Les tentes de toile s’étendent dans le paysage de nos villes et plus encore dans les Métropoles où l’urbain rime avec l’inhumain dans une indifférence mettant à mal les valeurs de notre civilisation, lesquelles ne sauraient pourtant être détachées de la fraternité.
Tout a été dit ou presque avec des mots justes sans qu’ils parviennent à faire se lever les consciences pour que des portes enfin s’ouvrent à destination de ceux qui, sans bruit, espèrent que leur situation inacceptable sera enfin prise en compte.
Entre le triptyque républicain qui s’affiche dans le haut de nos bâtiments publics et la misère qui s’étale sur les trottoirs, un hiatus. L’opinion ne se serait-elle pas accoutumée.
A trop s’habituer, sombre l’urgence d’habiter cet essentiel qu’est le toit. Là où il est absent, l’exclusion s’empare des personnes leur enlevant tout avenir, les jetant dans une inique opprobre jusqu’à ne point être regardées.
Observons ce dramatique malentendu au sein de la Société. Alors que nos concitoyens ne cessent de s’interroger sur la question du sens.
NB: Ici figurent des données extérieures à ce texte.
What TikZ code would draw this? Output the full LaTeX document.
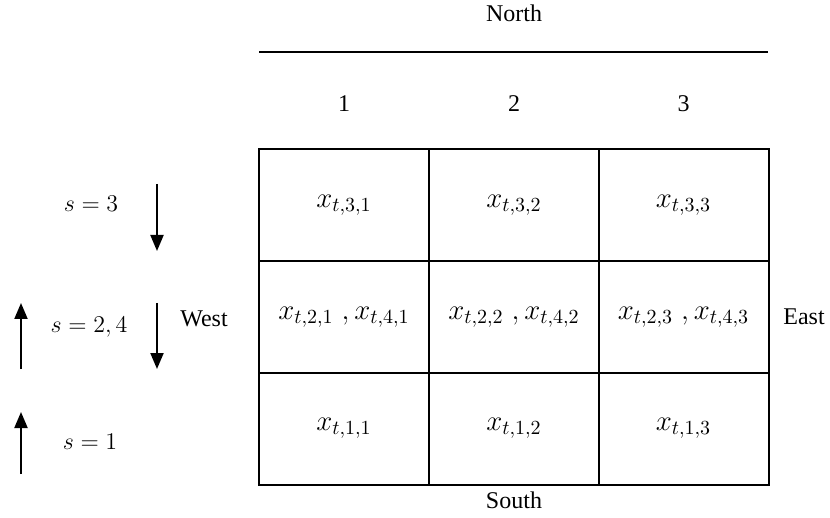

Si ce mot est sur toutes les lèvres, il demeure une parole incapable de faire se lever des lendemains plus humains à l’attention des plus fragiles,
Quel souci avons-nous de ceux qui restent dehors. Nous ne pouvons pas nous réfugier dans l’idée d’un ailleurs, traduisant le refus de l’hospitalité alors qu’elle est envisageable rapidement dès lors que se font jour, au cœur des villes, des milliers de lieux inoccupés, fermés, vacants.
L’heure n’est pas de dénoncer, mais d’énoncer des propositions pour faire naître des liens. Nos villes ont besoin d’entendre le Petit Prince ; il nous dirait l’aberration que 320 000 logements, de l’aveu même du Ministère du logement, sont vacants dans les villes et grandes villes.
Impossible qu’il n’y ait pas des centaines, voire des milliers de propriétaires qui acceptent d’en ouvrir les portes dans le cadre d’une relation dynamique visant la revalorisation du bien en veillant à ce que le loyer soit adapté aux ressources de ceux qui peinent à se loger.
Habitat et Humanisme via sa foncière solidaire, Entreprendre pour Humaniser la Dépendance, propose un bail à réhabilitation dont la durée est en fonction du coût des travaux et du temps nécessaire pour être remboursée des fonds propres qu’elle peut avancer pour les exécuter.
Qui n’entend pas le malaise des soignants soulignant le peu de reconnaissance sociale dont ils disposent. Ils soignent, mais ne bénéficient que de peu d’attention. La rémunération des auxiliaires de vie, des aides-soignants, alors que leurs horaires sont décalés, les obligent à se loger loin des lieux où ils s’investissent, d’où des temps de transports qui ne font qu’aggraver la pénibilité de leur engagement.
Qui peut rester sourd au fait qu’un étudiant sur cinq a des conditions de vie inacceptables pour devoir supporter des loyers décorrélés de leurs ressources, d’où un reste pour vivre qui n’est pas sans affecter leur santé.
Oui, levons les yeux et voyons ces logements qui, sans lumière et pour cause, mettent dans l’ombre ceux qui pourtant éclairent nos vies par leurs soins ou encore par leurs études, se préparant à prendre la relève.
S’associer à ce programme, c’est participer à des liens qui, rejetant l’absurde, offrent une sagesse dont chacun pressent l’urgente nécessité.